Behemoth | Zhao Liang | China | 2015 | 91 minutes
James Kreul looks at Behemoth, Zhao Liang’s visual essay that documents the large scale landscapes and small scale human experiences associated with coal strip mining in Inner Mongolia. A few obtrusive techniques distract from the film’s central strength of compelling images, but the cumulative effect of those images is undeniably powerful.
After looking at two Festival documentaries that tend to overdetermine the viewer’s emotional response, Sonita and The Fear of 13, it was a relief watch something that allows the viewer a bit more contemplative breathing room. Both of those films are well crafted and engaging, but at times they pushed a little too hard to get the viewer to like their respective subjects.
Zhao Liang brings a more patient, artful touch to Behemoth, a visual essay the the observational tradition that explores the consequences of strip mining coal in Inner Mongolia. A few isolated but obtrusive techniques distract from rather than enhance the observational power of the film, but Zhao captures images that are simultaneously depressing and awe inspiring.
Zhao alternates between the large scale landscapes and small scale human experiences associated with the strip mining process. The devastation on the land and the human body quickly becomes evident. I was particularly intrigued by the images of working at night; the machinery and labor continued around the clock creating a very challenging working environment and lifestyle. Even cleaning oneself off at home at the end of a shift is difficult labor.
A poetic framing device is never quite as profound as Zhao designs it to be. A recurring motif of a naked man curled in fetal position in the distance is linked to the dreamlike voiceover narration that alludes to Dante’s Divine Comedy. Triangle shaped mattes fracture several images so that they don’t quite piece together. These techniques are not as affecting as the straightforward images of the environmental and personal devastation. A simple image of a naked baby playing in the dirt significantly resonates with the many images of workers digging in the dirt. A poetic verbal description of the visage of an iron factory worker pales in comparison to the textured extreme close ups of his face.
The analogy to Dante’s Inferno is appropriate, however. The color red overwhelms factory workers as they work with molten materials. At some point, a worker’s tool gets so hot that he has to bang it back into shape and cool it down with dirt. I wasn’t always sure what the workers were doing in these sequences, which made their conditions seem more maddening and desperate.
Several shots and sequences overwhelm you with the scale and logistics of various operations. A long line of trucks, presumably delivering coal to the factories, dominates a shot with an industrial skyline in the background. When we’re then taken to ground level and drive along side of that same line of trucks, they again dominate the frame over the humans alongside them.
To document the human costs of such industrial development, Zhao turns his camera to much smaller details. One powerful image simply displays four large and four small glass jars sitting on a metal hospital tray. The black liquid in each jar has been removed from the lungs of workers in the region. This is followed by a series of close-ups of men with noses filled with oxygen tubes and eyes staring back at the camera.
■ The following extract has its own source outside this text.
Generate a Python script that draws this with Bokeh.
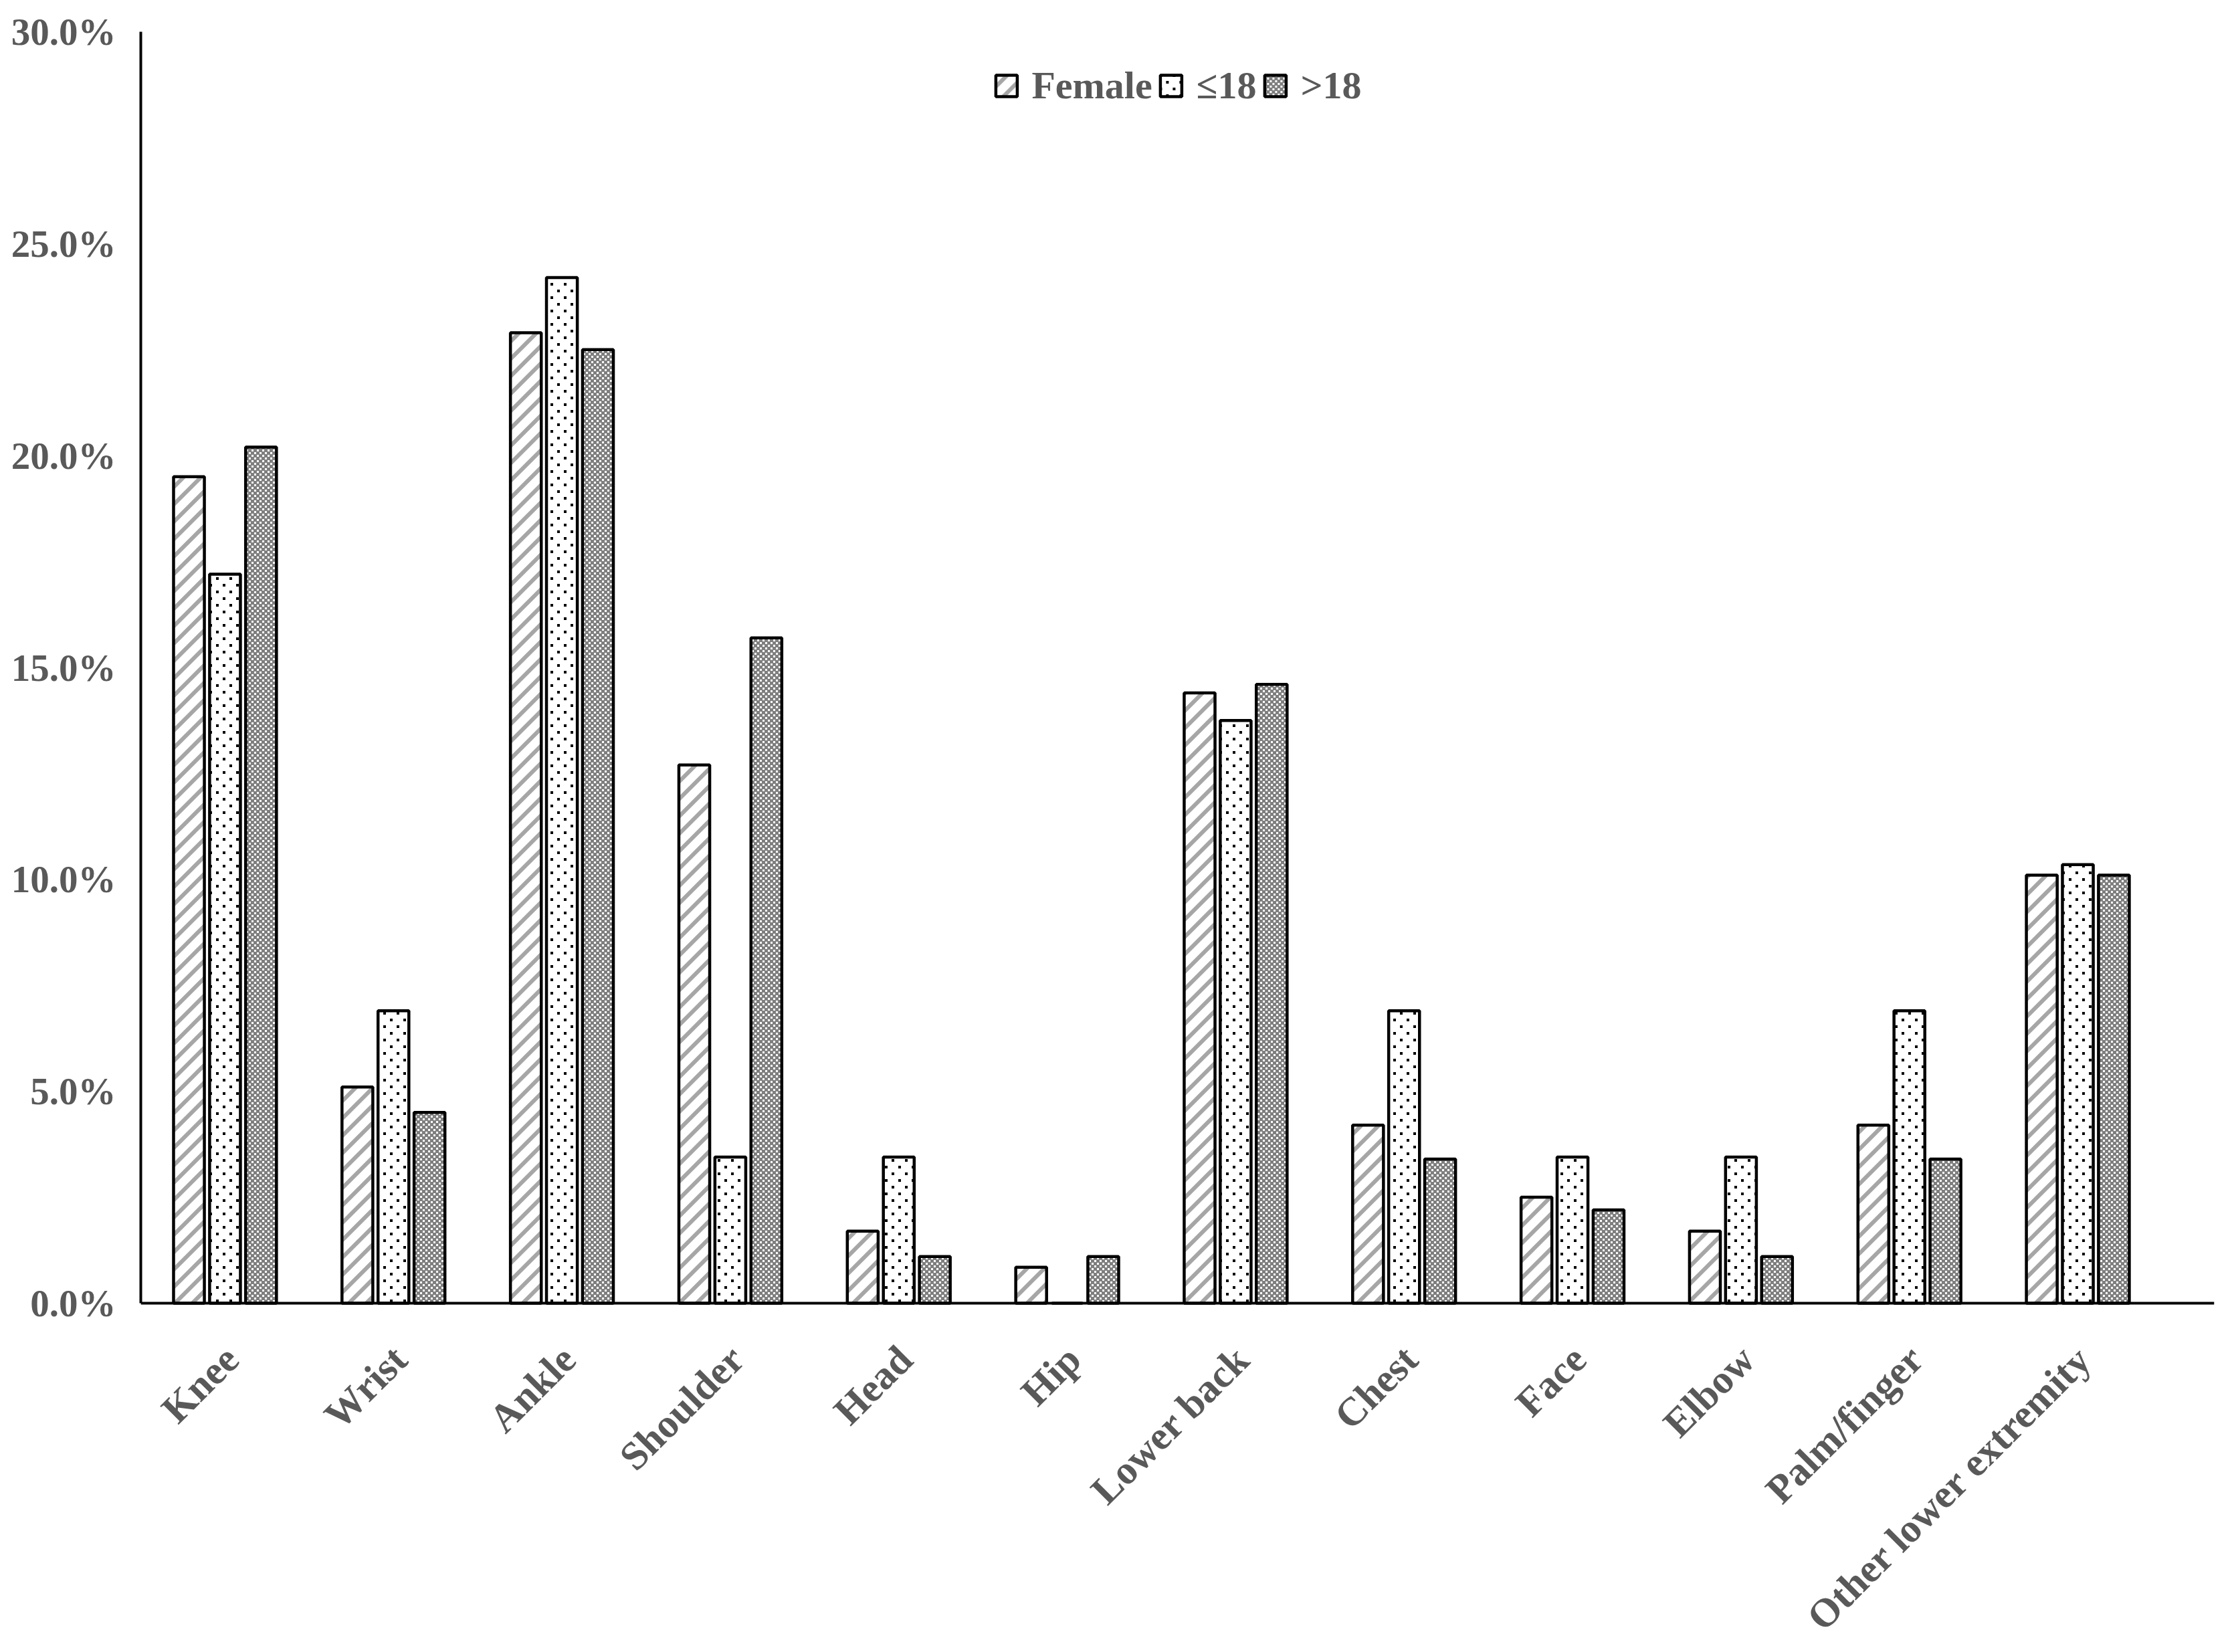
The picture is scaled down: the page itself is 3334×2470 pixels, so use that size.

We hear them struggle to breathe.
The most jarring juxtaposition of the film, however, comes in a late sequence that showcases a so-called “ghost city,” one of reportedly hundreds (according to the end credits) that have popped up along with the industrial and economic development in the region. The sequence begins comically, as a municipal sanitation worker tries to chase down a tumbleweed tumbling through an empty street. But the absurdity of his task, to clean up small bits of refuse on an empty street as completely empty buildings tower over him, soon turns from comic to distressing.
While a strong rhetorical position about the impact of of industrialization on the environment and individual lives is clearly evident, Behemoth makes that position clear with images rather than history and statistics. This makes for a vivid cinematic experience, even if we’re not always clear about how what we see relates to local, national, or international policies. Zhao leaves those more explanatory tasks to others. With this film, he has achieved the first important task: opening our eyes.